Mr. Carroll has been on the department for 45 years. He is captain of a company that consists of 11 men and two pumper trucks.

State law requires that uniformed members of a paid fire department retire by the last day of the month they turn 65. In Mr. Carroll’s case, that would have meant Sept. 30. But since Tisbury pays only a small stipend to its fire fighters, who are on-call, members of the board of selectmen and the fire department questioned whether the law would apply to Tisbury.

“I understand town counsel is paid to err on the side of caution,” board chairman Thomas W. Pachico said. “I don’t think we have a problem at all because we’re a volunteer department.”

In addition to questioning the town’s obligation to comply with the state law, the selectmen and firemen also questioned the principle of forcing out veteran firefighters.

“I don’t think a retirement policy should be based on age alone,” assistant fire chief Thomas H. Colligan told the selectmen. “The knowledge and skill they give our younger people should be applauded, not put out to pasture.”

There will be more 65-year-olds in the fire department’s future.

“The fire department’s getting older in general because it’s so damn expensive to live here,” Mr. Pachico said.

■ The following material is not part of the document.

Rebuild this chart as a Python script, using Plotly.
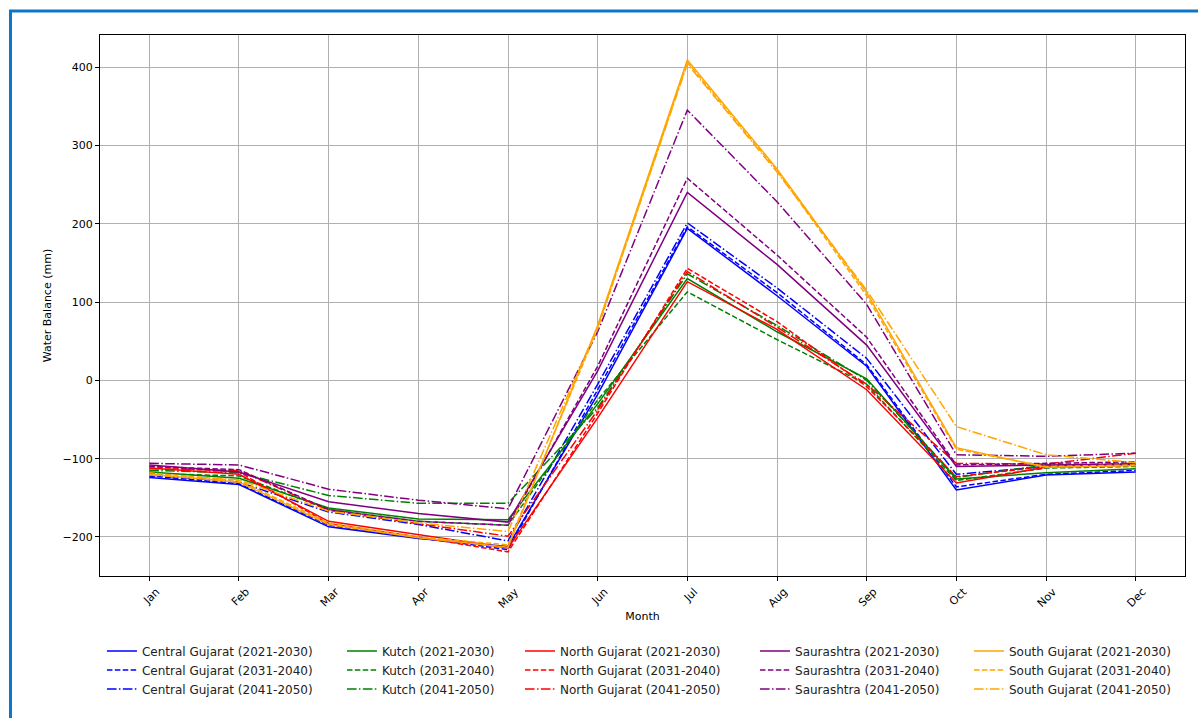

But in the end, the board also erred on the side of caution and voted the policy into place. Selectman Tristan R. Israel refused to vote yes or no on the policy because his colleagues, Mr. Pachico and Denys Wortman, voted against his motion to form a committee to further research the issue so the policy might be dropped in the future.

Mr. Israel proposed that the committee consist of one selectmen, the town treasurer, the town administrator and any interested members of the fire department.

Mr. Pachico and Mr. Wortman supported the research, but said they did not want to have a formal committee, since that would require posting meetings, keeping minutes and having a quorum. They preferred that an informal group pursue the matter.

“I think that’s bad government, doing it that way,” Mr. Israel said.

The selectmen called this week’s special meeting after Tisbury fire chief John F. Schilling informed them at their regular meeting last week about town counsel Michelle Randazzo’s opinion that the town should adopt the policy.

Chief Schilling also told the selectmen that he had asked counsel if there was a way to keep Mr. Carroll on the department.

Ms. Randazzo determined that the way to keep Mr. Carroll on the department was to establish the policy, but with the language that effectively grandfathered Mr. Carroll. Town administrator John R. Bugbee explained that because of the department’s questionable status as “paid,” Ms. Randazzo felt that they were bending the law within reason.

Instead of voting then on the policy, the selectmen scheduled the special meeting this week to hear feedback from the firefighters themselves.

The selectmen also questioned the uncertainty evident in Ms. Randazzo’s opinion.

“I don’t think [Ms. Randazzo] knows whether we’re in compliance or not,” Mr. Pachico said. “State laws are gray to keep the lawyers in business,” he added.

The firemen, selectmen and town administrator expressed concern about whether they would be able to revoke the policy down the road, since in its essence, it would be accepting a state law. The selectmen struck the language in the policy drafted by town counsel that referred to the state law itself and to the department as “paid.”

There were a number of suggestions as to how the town might circumvent the state law down the road.

Mr. Steere suggested that the department forgo the stipend and instead get health insurance from the town — or simply get no compensation at all.

“If it’s a simple thing like not getting paid, I think a lot of people in the department would go for that,” Mr. Steere said. “The only reason we’re doing this is because [our] heart is in it. It’s not for the money.”

Mr. Wortman suggested that firefighters who turn 65 be named consultants for the town, although he was not sure whether a consultant would be allowed to run a pump truck.

Mr. Schilling said that he asked town counsel if Mr. Carroll could simply not receive his stipend and thus avoid the state law, but Ms. Randazzo did not give a direct answer.

Several firemen pointed out that other towns have fire departments with members over 65 years old.

“There are other Island towns that are in non-compliance, let’s put it that way,” Mr. Bugbee said.